舞い降りた天女は何神様か 平倉神楽「天女」@2009遠野座 夜神楽
さて本日からは、令和2年7月23日に遠野市中心部にある「とおの物語の館 遠野座」にておこなわれた夜神楽についてです。
この神楽上演会は例年はゴールデンウィークから8月にかけてプログラムが組まれておりましたが、今年は疫病対策により、7月から開始となったようでした。
※下図ポスターはクリックすると拡大されます。
ということで、最初に上演されたのは遠野市上郷町の平倉神楽さんです。
平倉神楽の由来については「遠野の民俗芸能」等より
「明治34年旧宮守村塚沢の塚沢神楽から二代にわたって指導を受け、その時、神楽幕及び権現様をいただいている。
戦時中に中断していたが、昭和30年頃からは神社での神事のみ行った。昭和60年ごろに小学生のシンガクを復活させ八幡宮例祭等に参加するようになった。
平成12年から岳神楽の直系である石鳩岡神楽から一の倉保氏を招いて指導を得、本格的な幕神楽の練習を開始して今に至る。

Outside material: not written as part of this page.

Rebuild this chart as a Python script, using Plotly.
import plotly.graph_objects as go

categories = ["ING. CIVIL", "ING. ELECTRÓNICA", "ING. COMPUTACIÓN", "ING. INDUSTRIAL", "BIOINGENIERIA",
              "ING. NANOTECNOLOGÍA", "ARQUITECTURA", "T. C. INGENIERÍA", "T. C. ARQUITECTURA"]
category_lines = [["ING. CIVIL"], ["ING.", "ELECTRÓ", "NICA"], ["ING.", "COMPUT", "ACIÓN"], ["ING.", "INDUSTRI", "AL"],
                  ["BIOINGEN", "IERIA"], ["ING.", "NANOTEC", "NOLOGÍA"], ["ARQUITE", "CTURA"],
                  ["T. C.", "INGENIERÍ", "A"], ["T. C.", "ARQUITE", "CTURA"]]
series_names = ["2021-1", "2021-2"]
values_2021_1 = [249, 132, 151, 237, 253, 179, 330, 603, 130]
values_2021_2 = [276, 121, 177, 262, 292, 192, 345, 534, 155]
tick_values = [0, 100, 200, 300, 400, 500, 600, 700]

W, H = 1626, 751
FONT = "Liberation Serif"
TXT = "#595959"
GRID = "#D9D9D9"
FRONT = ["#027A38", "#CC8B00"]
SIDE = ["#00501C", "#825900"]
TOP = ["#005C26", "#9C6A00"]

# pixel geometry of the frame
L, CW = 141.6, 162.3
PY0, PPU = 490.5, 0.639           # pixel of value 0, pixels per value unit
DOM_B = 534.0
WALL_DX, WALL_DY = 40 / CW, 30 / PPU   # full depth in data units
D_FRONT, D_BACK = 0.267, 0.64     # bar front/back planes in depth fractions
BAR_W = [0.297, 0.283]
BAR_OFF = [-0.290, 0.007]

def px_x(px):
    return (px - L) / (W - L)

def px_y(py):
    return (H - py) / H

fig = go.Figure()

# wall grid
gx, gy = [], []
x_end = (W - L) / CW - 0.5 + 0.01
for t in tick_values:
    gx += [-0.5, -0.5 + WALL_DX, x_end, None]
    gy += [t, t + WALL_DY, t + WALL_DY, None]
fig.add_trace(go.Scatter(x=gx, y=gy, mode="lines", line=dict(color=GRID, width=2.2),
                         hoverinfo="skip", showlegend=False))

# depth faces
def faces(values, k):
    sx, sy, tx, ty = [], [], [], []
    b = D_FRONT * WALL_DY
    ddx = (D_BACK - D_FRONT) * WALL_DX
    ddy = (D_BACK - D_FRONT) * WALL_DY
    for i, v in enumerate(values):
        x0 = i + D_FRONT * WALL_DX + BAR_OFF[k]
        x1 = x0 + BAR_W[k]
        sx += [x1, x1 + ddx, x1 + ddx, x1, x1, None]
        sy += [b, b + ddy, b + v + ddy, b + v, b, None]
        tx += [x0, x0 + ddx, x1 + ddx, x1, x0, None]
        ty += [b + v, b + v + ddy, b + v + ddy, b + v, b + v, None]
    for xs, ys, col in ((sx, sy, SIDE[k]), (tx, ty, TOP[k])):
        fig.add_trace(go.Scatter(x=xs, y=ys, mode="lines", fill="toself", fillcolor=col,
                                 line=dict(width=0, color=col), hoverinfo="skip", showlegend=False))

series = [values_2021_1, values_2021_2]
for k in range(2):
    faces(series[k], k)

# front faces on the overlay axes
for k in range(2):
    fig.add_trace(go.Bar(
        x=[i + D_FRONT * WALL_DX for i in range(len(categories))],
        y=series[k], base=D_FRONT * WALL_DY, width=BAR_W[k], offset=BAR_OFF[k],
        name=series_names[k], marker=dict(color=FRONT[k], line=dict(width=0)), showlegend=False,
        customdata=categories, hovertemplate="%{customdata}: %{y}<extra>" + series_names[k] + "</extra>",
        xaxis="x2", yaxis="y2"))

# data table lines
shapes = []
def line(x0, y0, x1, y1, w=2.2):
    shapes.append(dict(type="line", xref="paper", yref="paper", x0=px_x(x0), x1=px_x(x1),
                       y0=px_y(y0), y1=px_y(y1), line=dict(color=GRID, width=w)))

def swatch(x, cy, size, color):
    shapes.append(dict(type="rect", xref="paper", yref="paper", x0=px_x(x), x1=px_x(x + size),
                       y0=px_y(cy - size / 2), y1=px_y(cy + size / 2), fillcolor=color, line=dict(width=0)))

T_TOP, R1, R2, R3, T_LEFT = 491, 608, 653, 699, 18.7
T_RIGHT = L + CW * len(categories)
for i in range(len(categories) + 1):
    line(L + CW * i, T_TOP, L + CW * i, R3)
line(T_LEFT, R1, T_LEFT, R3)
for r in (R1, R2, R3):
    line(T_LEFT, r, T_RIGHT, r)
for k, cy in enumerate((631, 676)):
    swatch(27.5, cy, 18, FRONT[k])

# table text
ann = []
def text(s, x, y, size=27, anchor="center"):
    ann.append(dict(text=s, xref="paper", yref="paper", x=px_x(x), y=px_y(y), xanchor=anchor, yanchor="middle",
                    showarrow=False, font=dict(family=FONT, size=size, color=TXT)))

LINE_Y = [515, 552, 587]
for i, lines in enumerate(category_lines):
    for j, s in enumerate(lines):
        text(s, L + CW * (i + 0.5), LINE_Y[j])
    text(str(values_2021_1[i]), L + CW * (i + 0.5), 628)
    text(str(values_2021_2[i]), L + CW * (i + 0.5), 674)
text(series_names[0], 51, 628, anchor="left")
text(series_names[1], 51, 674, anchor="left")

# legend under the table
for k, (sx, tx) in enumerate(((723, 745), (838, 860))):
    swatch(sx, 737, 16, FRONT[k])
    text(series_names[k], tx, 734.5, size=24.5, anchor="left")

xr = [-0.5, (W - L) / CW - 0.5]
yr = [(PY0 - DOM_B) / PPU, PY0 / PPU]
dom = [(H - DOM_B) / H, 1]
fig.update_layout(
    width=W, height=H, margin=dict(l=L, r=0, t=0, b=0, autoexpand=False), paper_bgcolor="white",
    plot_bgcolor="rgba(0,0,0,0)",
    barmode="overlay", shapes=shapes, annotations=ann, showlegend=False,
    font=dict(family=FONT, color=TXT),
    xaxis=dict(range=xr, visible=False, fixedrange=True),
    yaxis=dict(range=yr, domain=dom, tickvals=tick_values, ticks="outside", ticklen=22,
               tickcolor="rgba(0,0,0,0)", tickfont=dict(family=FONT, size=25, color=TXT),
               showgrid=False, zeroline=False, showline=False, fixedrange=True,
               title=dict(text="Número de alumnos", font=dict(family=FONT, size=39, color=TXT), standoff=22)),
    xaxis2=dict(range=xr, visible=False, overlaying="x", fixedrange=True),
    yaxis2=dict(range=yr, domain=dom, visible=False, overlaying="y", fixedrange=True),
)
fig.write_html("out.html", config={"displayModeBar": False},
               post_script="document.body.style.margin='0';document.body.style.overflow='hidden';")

」
とあります。
さて天女の舞です。
早池峰神楽の女舞の中でも、執念ものではなく女神を扱った演目です。
筋立ては善光寺如来を慰めようと如来堂に集まった神々でしたが、順番とて諏訪の神女が一舞して興じると、それにつれて神々もおおいに囃したというめでたい内容です。
幕出しは 〽 明日は祇園の祀り事 いざさらいでて あそぶなり
平倉神楽の会長さんの解説では、この舞には女舞の基本的な所作が全て入っていて、これが舞えれば他の女舞の習得も可ということなようです。
ところでこの天女とは何神様であらせられるかということです。
同じ早池峰神楽でも岳と大償では若干詞章が異なり、この舞は誰なのかも違っているようです。
「大償神楽」佐々木直人遺稿集(1)脚本集によると
「 されば今夜の舞神は 明神御前の御番に当たってまいさぶろう
明神御前の御番なら取り揃えて奏すべし
鼓は祇園 笛は熱田の明神 後ろは岩神 前は辛 右は山王 左は稲荷」
そして舞神はというと
「こう御前に罷り立ったる女をば いかなる女と思し召す
我はこれ参候らん 働く郎党賤なるべしとの仰せなり」
と、つまり舞神ならぬ賤女と名乗り、諏訪の神女ではないかと問いかけても尚ただの賤女と応えるのみとしている。
これに対して岳神楽はどいうかというと「日本之芸能早池峰流山伏神楽」菅原盛一郎編著では
「 されば日本の神々は 日の神慰め奉らんとて 三五の月の隈無きに
宮殿の庭に座を作り 韓神催馬楽謡いつれ
中にも諏訪の明神な 年を積もりて老いの浪
昔久しき龍紋な打つ鼓
神々は御声を挙げて謡うべし歩み来て
しかも今夜の舞神な 如何なる神の御番に当たって舞候
娘の神の御番なら取り斉えて拍子べし
さて鼓は祇園
ハー 笛は熱田の明神の役となり 北野は千万天神天王達はお座り給う宝なり
後ろは岩上 前は鹿の子 左は山王 右は稲荷
ハー とても思えば天の磐戸に神遊ぶ
とうりら とうりらと たらありらや 」
ということで、諏訪の明神の娘が舞神としている。
(※同資料の脚注では娘の神は「須勢理姫=素戔嗚尊の子」としている)
まあ、神話の解釈はそれぞれの思い入れが肝心なので、どちらも意味深いものを内包していると考えます。
と、そして今一つの「舞い降りた天女は何神様か」ということ
それは、この天女の舞手は遠野市の出身ではなく、他県から協力隊として赴任して、平倉神楽の一員として活動している女性ということでした。
彼女の熱意と取り組みに拍手を贈りたいと思います。